- _Collected material_:
########

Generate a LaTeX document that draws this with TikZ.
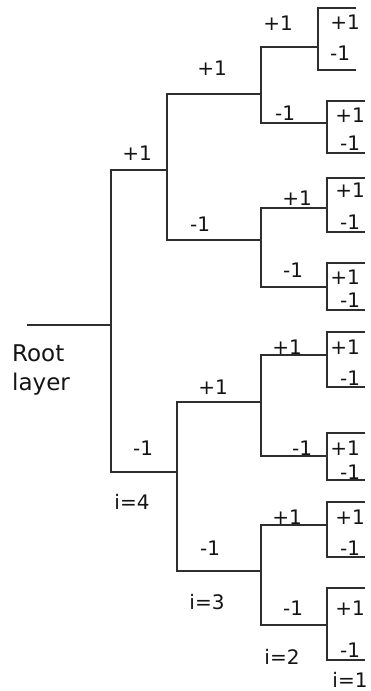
\documentclass[tikz,border=0pt]{standalone}
\usepackage{fontspec}
\setmainfont{DejaVu Sans}
\definecolor{ink}{HTML}{2E2E2E}
\definecolor{txt}{HTML}{141414}

\begin{document}
\begin{tikzpicture}[x=1pt,y=-1pt,
  wire/.style={draw=ink,line width=1.6pt,line join=miter},
  lbl/.style={inner sep=0pt,text=txt,font=\fontsize{20}{24}\selectfont}]
\useasboundingbox (0,0) rectangle (371,691);
% junctions of the tree
\coordinate (r0) at (27,325);
\coordinate (r) at (111,325);
\coordinate (j1) at (167,170);
\coordinate (j2) at (177,472);
\coordinate (j11) at (261,94);
\coordinate (j12) at (261,240);
\coordinate (j21) at (261,402);
\coordinate (j22) at (261,571);
% leaf brackets
\foreach \n/\x/\y/\t/\b/\w in {1/318/47/8/70/356,2/327/123/101/153/365,3/327/208/178/232/365,4/327/287/263/310/365,5/327/355/332/387/365,6/327/456/433/480/365,7/327/525/502/557/365,8/327/625/588/660/365}{
  \coordinate (l\n) at (\x,\y);
  \draw[wire] (\w,\t) -| (l\n) |- (\w,\b);
}
\draw[wire] (r0) -- (r);
\draw[wire] (j1) -| (r) |- (j2);
\draw[wire] (j11) -| (j1) |- (j12);
\draw[wire] (j21) -| (j2) |- (j22);
\draw[wire] (l1) -| (j11) |- (l2);
\draw[wire] (l3) -| (j12) |- (l4);
\draw[wire] (l5) -| (j21) |- (l6);
\draw[wire] (l7) -| (j22) |- (l8);
% branch labels and layer indices
\foreach \n/\x/\y/\s in {w1/137/153/+1,w2/143/448/-1,w3/212/68/+1,w4/200/224/-1,w5/213/387/+1,w6/210/548/-1,w7/278/23/+1,w8/285/113/-1,w9/297/198/+1,w10/293/270/-1,w11/287/347/+1,w12/302/448/-1,w13/287/517/+1,w14/293/608/-1,i4/132/502/i=4,i3/207/602/i=3,i2/282/657/i=2,i1/350/680/i=1}
  \node[lbl] (\n) at (\x,\y) {\s};
% values in the leaf brackets
\foreach \n/\px/\py/\mx/\my in {1/345/22/340/53,2/350/115/350/143,3/350/190/350/222,4/345/277/350/300,5/345/347/350/378,6/345/448/350/472,7/350/517/350/548,8/350/608/350/650}{
  \node[lbl] (p\n) at (\px,\py) {+1};
  \node[lbl] (m\n) at (\mx,\my) {-1};
}
\node[lbl,font=\fontsize{23}{29}\selectfont,align=left,anchor=north west] (root) at (12,345) {Root\\layer};
\end{tikzpicture}
\end{document}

########

- _Problem details_: Write the lines above out again exactly, without any of their pictures.

- _Written reply_:
Generate a LaTeX document that draws this with TikZ.
\documentclass[tikz,border=0pt]{standalone}
\usepackage{fontspec}
\setmainfont{DejaVu Sans}
\definecolor{ink}{HTML}{2E2E2E}
\definecolor{txt}{HTML}{141414}

\begin{document}
\begin{tikzpicture}[x=1pt,y=-1pt,
  wire/.style={draw=ink,line width=1.6pt,line join=miter},
  lbl/.style={inner sep=0pt,text=txt,font=\fontsize{20}{24}\selectfont}]
\useasboundingbox (0,0) rectangle (371,691);
% junctions of the tree
\coordinate (r0) at (27,325);
\coordinate (r) at (111,325);
\coordinate (j1) at (167,170);
\coordinate (j2) at (177,472);
\coordinate (j11) at (261,94);
\coordinate (j12) at (261,240);
\coordinate (j21) at (261,402);
\coordinate (j22) at (261,571);
% leaf brackets
\foreach \n/\x/\y/\t/\b/\w in {1/318/47/8/70/356,2/327/123/101/153/365,3/327/208/178/232/365,4/327/287/263/310/365,5/327/355/332/387/365,6/327/456/433/480/365,7/327/525/502/557/365,8/327/625/588/660/365}{
  \coordinate (l\n) at (\x,\y);
  \draw[wire] (\w,\t) -| (l\n) |- (\w,\b);
}
\draw[wire] (r0) -- (r);
\draw[wire] (j1) -| (r) |- (j2);
\draw[wire] (j11) -| (j1) |- (j12);
\draw[wire] (j21) -| (j2) |- (j22);
\draw[wire] (l1) -| (j11) |- (l2);
\draw[wire] (l3) -| (j12) |- (l4);
\draw[wire] (l5) -| (j21) |- (l6);
\draw[wire] (l7) -| (j22) |- (l8);
% branch labels and layer indices
\foreach \n/\x/\y/\s in {w1/137/153/+1,w2/143/448/-1,w3/212/68/+1,w4/200/224/-1,w5/213/387/+1,w6/210/548/-1,w7/278/23/+1,w8/285/113/-1,w9/297/198/+1,w10/293/270/-1,w11/287/347/+1,w12/302/448/-1,w13/287/517/+1,w14/293/608/-1,i4/132/502/i=4,i3/207/602/i=3,i2/282/657/i=2,i1/350/680/i=1}
  \node[lbl] (\n) at (\x,\y) {\s};
% values in the leaf brackets
\foreach \n/\px/\py/\mx/\my in {1/345/22/340/53,2/350/115/350/143,3/350/190/350/222,4/345/277/350/300,5/345/347/350/378,6/345/448/350/472,7/350/517/350/548,8/350/608/350/650}{
  \node[lbl] (p\n) at (\px,\py) {+1};
  \node[lbl] (m\n) at (\mx,\my) {-1};
}
\node[lbl,font=\fontsize{23}{29}\selectfont,align=left,anchor=north west] (root) at (12,345) {Root\\layer};
\end{tikzpicture}
\end{document}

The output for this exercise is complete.